Layers and graduations
Tuesday, 10 December 2019
Nature of course offers harsh edges and lines. Today I kept seeing subtle changes of many sorts. Notice how the variations in juniper dimensions help your eye note the landscape’s folds and creases.
Add some snow-dusted high elevations to a steeper juniper plus pines landscape.
And tall pines! And more snow…blanket more than merely dust.
Even these amazingly tasty Brussels sprouts have layers. And that honey-mustard sauce…otherworldly. We lunched in Taos on not-New Mexican cuisine.
Real verticality. Meadow/pasture at base….
And a gorge! Downward verticality. That’s the Rio Grande.
Meadow-to-peaks verticality again, this time with a line of fence-posts angling across.

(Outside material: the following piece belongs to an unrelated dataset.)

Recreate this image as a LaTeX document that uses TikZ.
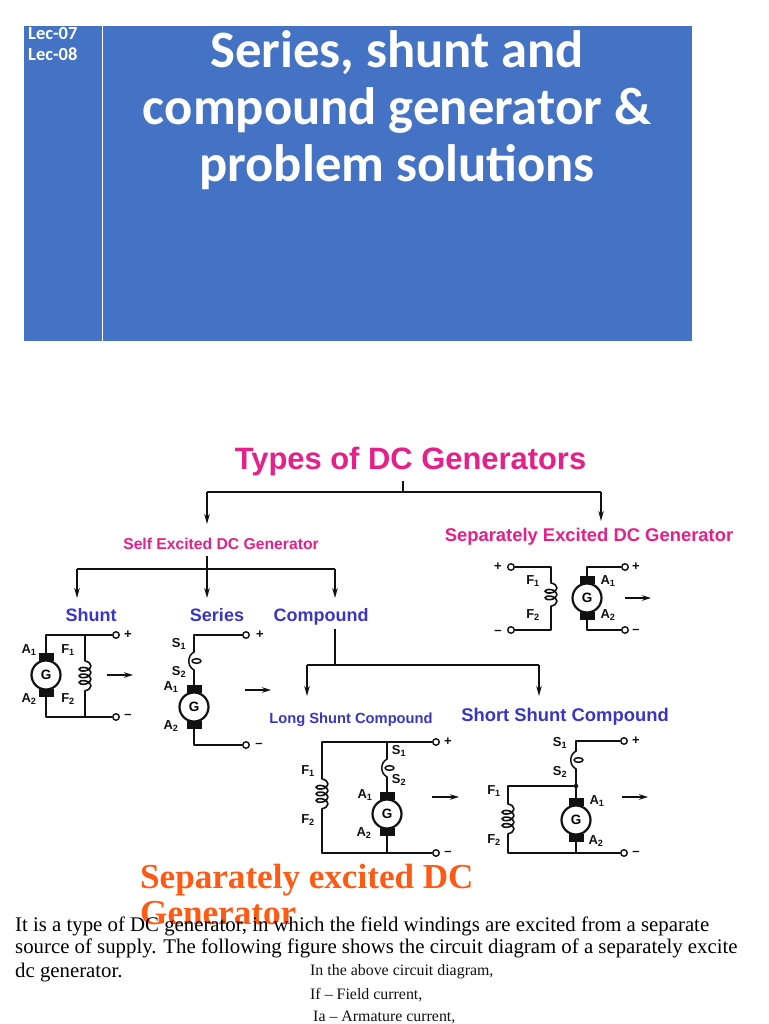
\documentclass[tikz,border=0pt]{standalone}
\usepackage{fontspec}
\setmainfont{Liberation Serif}
\setsansfont{Liberation Sans}
\newfontfamily\headfont{Carlito}
\usetikzlibrary{arrows.meta,decorations.pathmorphing,calc}
\definecolor{headblue}{HTML}{4472C4}
\definecolor{magentatxt}{HTML}{E5208A}
\definecolor{bluetxt}{HTML}{3A36C4}
\definecolor{orangetxt}{HTML}{FF5A14}
\definecolor{ink}{HTML}{111111}
\newcommand{\fs}[1]{\fontsize{#1}{#1}\selectfont}
\tikzset{
  wire/.style={draw=ink,line width=1.5pt,line cap=round,line join=round},
  tree/.style={draw=ink,line width=1.6pt,line join=round},
  treearrow/.style={tree,-{Stealth[length=10pt,width=5.5pt]}},
  flow/.style={draw=ink,line width=1.5pt,-{Stealth[length=9pt,width=5.5pt]}},
  term/.style={circle,draw=ink,line width=1.4pt,fill=white,minimum size=6.5pt,inner sep=0pt},
  armature/.style={circle,draw=ink,line width=2.2pt,fill=white,minimum size=29pt,inner sep=0pt,font=\sffamily\bfseries\fs{13.5}},
  brush/.style={fill=ink,draw=none,minimum width=15pt,minimum height=8pt,inner sep=0pt},
  pin/.style={font=\sffamily\bfseries\fs{13},text=ink,inner sep=0pt},
  sign/.style={font=\sffamily\bfseries\fs{13},text=ink,inner sep=0pt},
  fieldcoil/.style={wire,line width=1.6pt,decorate,decoration={coil,amplitude=6pt,segment length=6.6pt,aspect=0.55,pre length=1pt,post length=1pt}},
  pinkhead/.style={font=\sffamily\bfseries,text=magentatxt,inner sep=0pt,anchor=base},
  bluehead/.style={font=\sffamily\bfseries,text=bluetxt,inner sep=0pt,anchor=base},
}
% generator: circle with two brushes
\newcommand{\gen}[3]{%
  \node[brush] (#1t) at (#2,#3-18) {};
  \node[brush] (#1b) at (#2,#3+18) {};
  \node[armature] (#1) at (#2,#3) {G};
}
% small series coil: entry coordinate, loop, exit coordinate
\newcommand{\seriescoil}[3]{%
  \coordinate (#1u) at (#2,#3-9);
  \coordinate (#1d) at (#2,#3+9);
  \draw[wire] (#1u) .. controls (#2-7,#3-5) and (#2-7,#3+5) .. (#1d);
  \draw[wire] (#2+2.5,#3) ellipse (4.5pt and 2.3pt);
}
\begin{document}
\begin{tikzpicture}[x=1pt,y=-1pt]
\path[fill=white] (0,0) rectangle (768,1024);
\useasboundingbox (0,0) rectangle (768,1024);

% header
\path[fill=headblue] (24,26) rectangle (692,341);
\coordinate (divt) at (102,26);
\coordinate (divb) at (102,341);
\draw[white,line width=1pt] (divt) -- (divb);
\node[anchor=west,inner sep=0pt,text=white,font=\headfont\bfseries\fs{18.5}] (lec1) at (28,34) {Lec-07};
\node[anchor=west,inner sep=0pt,text=white,font=\headfont\bfseries\fs{18.5}] (lec2) at (28,54.5) {Lec-08};
\node[anchor=base,inner sep=0pt,text=white,font=\headfont\bfseries\fs{52.6}] (title1) at (397,68) {Series, shunt and};
\node[anchor=base,inner sep=0pt,text=white,font=\headfont\bfseries\fs{52.6}] (title2) at (397,125) {compound generator \&};
\node[anchor=base,inner sep=0pt,text=white,font=\headfont\bfseries\fs{52.6}] (title3) at (397,182) {problem solutions};

% tree
\node[pinkhead,font=\sffamily\bfseries\fs{30.9}] (types) at (410.5,469) {Types of DC Generators};
\coordinate (trunk) at (403,481);
\coordinate (tj) at (403,492);
\coordinate (tl) at (207,492);
\coordinate (tr) at (601,492);
\node[pinkhead,font=\sffamily\bfseries\fs{15.7}] (self) at (221,549) {Self Excited DC Generator};
\node[pinkhead,font=\sffamily\bfseries\fs{18.4}] (sep) at (589,541) {Separately Excited DC Generator};
\draw[tree] (trunk) -- (tj);
\draw[tree] (tl) -- (tr);
\draw[treearrow] (tl) -- (207,524);
\draw[treearrow] (tr) -- (601,521);

\coordinate (st) at (207,556);
\coordinate (sl) at (77,569);
\coordinate (sm) at (207,569);
\coordinate (sr) at (335,569);
\node[bluehead,font=\sffamily\bfseries\fs{18}] (shunt) at (91,621.5) {Shunt};
\node[bluehead,font=\sffamily\bfseries\fs{18}] (series) at (217,621.5) {Series};
\node[bluehead,font=\sffamily\bfseries\fs{18}] (compound) at (321,621.5) {Compound};
\draw[tree] (st) -- (sm);
\draw[tree] (sl) -- (sr);
\draw[treearrow] (sl) -- (77,598);
\draw[treearrow] (sm) -- (207,598);
\draw[treearrow] (sr) -- (335,598);

\coordinate (ct) at (335,629);
\coordinate (cj) at (335,665);
\coordinate (cl) at (307,665);
\coordinate (cr) at (539,665);
\draw[tree] (ct) -- (cj);
\draw[tree] (cl) -- (cr);
\draw[treearrow] (cl) -- (307,696);
\draw[treearrow] (cr) -- (539,696);
\node[bluehead,font=\sffamily\bfseries\fs{14.7}] (long) at (351,723.5) {Long Shunt Compound};
\node[bluehead,font=\sffamily\bfseries\fs{18.4}] (short) at (565,721) {Short Shunt Compound};

% shunt circuit
\gen{ga}{46}{675}
\node[term] (a1) at (116,635) {};
\node[term] (a2) at (116,717) {};
\coordinate (af1) at (85,635);
\coordinate (af2) at (85,717);
\coordinate (afa) at (85,660);
\coordinate (afb) at (85,693);
\draw[wire] (gat.north) |- (a1.west);
\draw[wire] (gab.south) |- (a2.west);
\draw[wire] (af1) -- (afa);
\draw[fieldcoil] (afa) -- (afb);
\draw[wire] (afb) -- (af2);
\node[sign] (ap) at (128,634.5) {+};
\node[sign] (am) at (128,716) {–};
\draw[flow] (107,675) -- (133,675);
\node[pin] at (29,650) {A\textsubscript{1}};
\node[pin] at (29,699) {A\textsubscript{2}};
\node[pin] at (68,650) {F\textsubscript{1}};
\node[pin] at (68,699) {F\textsubscript{2}};

% series circuit
\gen{gb}{194}{707}
\node[term] (b1) at (246,635) {};
\node[term] (b2) at (246,745) {};
\seriescoil{bs}{194}{661}
\draw[wire] (bsu) |- (b1.west);
\draw[wire] (bsd) -- (gbt.north);
\draw[wire] (gbb.south) |- (b2.west);
\node[sign] (bp) at (260,634.5) {+};
\node[sign] (bm) at (259,745) {–};
\draw[flow] (245,690) -- (271,690);
\node[pin] at (179,644) {S\textsubscript{1}};
\node[pin] at (179,672) {S\textsubscript{2}};
\node[pin] at (171,687) {A\textsubscript{1}};
\node[pin] at (171,726) {A\textsubscript{2}};

% separately excited circuit
\gen{gc}{587}{598}
\node[term] (c1) at (511,567) {};
\node[term] (c2) at (511,630) {};
\node[term] (c3) at (625,567) {};
\node[term] (c4) at (625,630) {};
\coordinate (cfa) at (551,582);
\coordinate (cfb) at (551,613);
\draw[wire] (c1.east) -| (cfa);
\draw[wire] (c2.east) -| (cfb);
\draw[fieldcoil] (cfa) -- (cfb);
\draw[wire] (gct.north) |- (c3.west);
\draw[wire] (gcb.south) |- (c4.west);
\node[sign] at (498,567) {+};
\node[sign] at (498,632) {–};
\node[sign] at (636,567) {+};
\node[sign] at (636,631) {–};
\draw[flow] (625,598) -- (651,598);
\node[pin] at (533,581) {F\textsubscript{1}};
\node[pin] at (533,615) {F\textsubscript{2}};
\node[pin] at (608,581) {A\textsubscript{1}};
\node[pin] at (608,615) {A\textsubscript{2}};

% long shunt circuit
\gen{gd}{387}{814}
\node[term] (d1) at (436,742) {};
\node[term] (d2) at (436,853) {};
\coordinate (dtl) at (322,742);
\coordinate (dbl) at (322,853);
\coordinate (dfa) at (322,778);
\coordinate (dfb) at (322,816);
\coordinate (dtj) at (387,742);
\coordinate (dbj) at (387,853);
\seriescoil{ds}{387}{768}
\draw[wire] (dtl) -- (d1.west);
\draw[wire] (dbl) -- (d2.west);
\draw[wire] (dtl) -- (dfa);
\draw[fieldcoil] (dfa) -- (dfb);
\draw[wire] (dfb) -- (dbl);
\draw[wire] (dtj) -- (dsu);
\draw[wire] (dsd) -- (gdt.north);
\draw[wire] (gdb.south) -- (dbj);
\node[sign] at (448,741.5) {+};
\node[sign] at (448,853) {–};
\draw[flow] (432,797) -- (459,797);
\node[pin] at (399,751) {S\textsubscript{1}};
\node[pin] at (399,780) {S\textsubscript{2}};
\node[pin] at (308,771) {F\textsubscript{1}};
\node[pin] at (308,820) {F\textsubscript{2}};
\node[pin] at (365,795) {A\textsubscript{1}};
\node[pin] at (364,833) {A\textsubscript{2}};

% short shunt circuit
\gen{ge}{576}{820}
\node[term] (e1) at (624,741) {};
\node[term] (e2) at (624,853) {};
\seriescoil{es}{576}{760}
\node[circle,fill=ink,minimum size=4.5pt,inner sep=0pt] (ej) at (576,786) {};
\coordinate (etl) at (508,786);
\coordinate (ebl) at (508,853);
\coordinate (efa) at (508,803);
\coordinate (efb) at (508,836);
\coordinate (ebj) at (576,853);
\draw[wire] (esu) |- (e1.west);
\draw[wire] (esd) -- (ej);
\draw[wire] (ej) -- (get.north);
\draw[wire] (ej) -- (etl) -- (efa);
\draw[fieldcoil] (efa) -- (efb);
\draw[wire] (efb) -- (ebl) -- (e2.west);
\draw[wire] (geb.south) -- (ebj);
\node[sign] at (636,741) {+};
\node[sign] at (636,853) {–};
\draw[flow] (622,797) -- (648,797);
\node[pin] at (560,743) {S\textsubscript{1}};
\node[pin] at (560,772) {S\textsubscript{2}};
\node[pin] at (494,791) {F\textsubscript{1}};
\node[pin] at (494,840) {F\textsubscript{2}};
\node[pin] at (597,801) {A\textsubscript{1}};
\node[pin] at (596,841) {A\textsubscript{2}};

% lower text
\node[anchor=base west,inner sep=0pt,text=orangetxt,font=\rmfamily\bfseries\fs{35.1}] (or1) at (140,888) {Separately excited DC};
\node[anchor=base west,inner sep=0pt,text=orangetxt,font=\rmfamily\bfseries\fs{35.1}] (or2) at (140,924) {Generator};
\node[anchor=base west,inner sep=0pt,text=black,font=\rmfamily\fs{20.8}] (p1) at (15,931) {It is a type of DC generator, in which the field windings are excited from a separate};
\node[anchor=base west,inner sep=0pt,text=black,font=\rmfamily\fs{20.8}] (p2) at (15,953) {source of supply. The following figure shows the circuit diagram of a separately excite};
\node[anchor=base west,inner sep=0pt,text=black,font=\rmfamily\fs{20.8}] (p3) at (15,977) {dc generator.};
\node[anchor=base west,inner sep=0pt,text=ink,font=\rmfamily\fs{15.9}] (q1) at (310,975) {In the above circuit diagram,};
\node[anchor=base west,inner sep=0pt,text=ink,font=\rmfamily\fs{15.9}] (q2) at (310,999) {If – Field current,};
\node[anchor=base west,inner sep=0pt,text=ink,font=\rmfamily\fs{15.9}] (q3) at (313,1021.5) {Ia – Armature current,};
\end{tikzpicture}
\end{document}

We climbed to higher elevations, and thus more snow accumulation. Even lines of animal tracks crossing the white.
Always, since we were driving and the road was plowed, the road wends across the landscape, a scar in the snowiness.
Hoar-frosted trees. Layers here are branches and between-branches.
This town is named Los Ojos, which means eyes, but is also used for springs. If you were an anciano*, wouldn’t water emerging from the ground be pretty darned special?, an addition to the complexity of the Underworld.
Erosional remnant…all about layers. And graduations of color.
And dusk…on a clear night. With a big moon, off to the way left, to be imagined. Full tomorrow night….
* anciano = ancient one in Spanish.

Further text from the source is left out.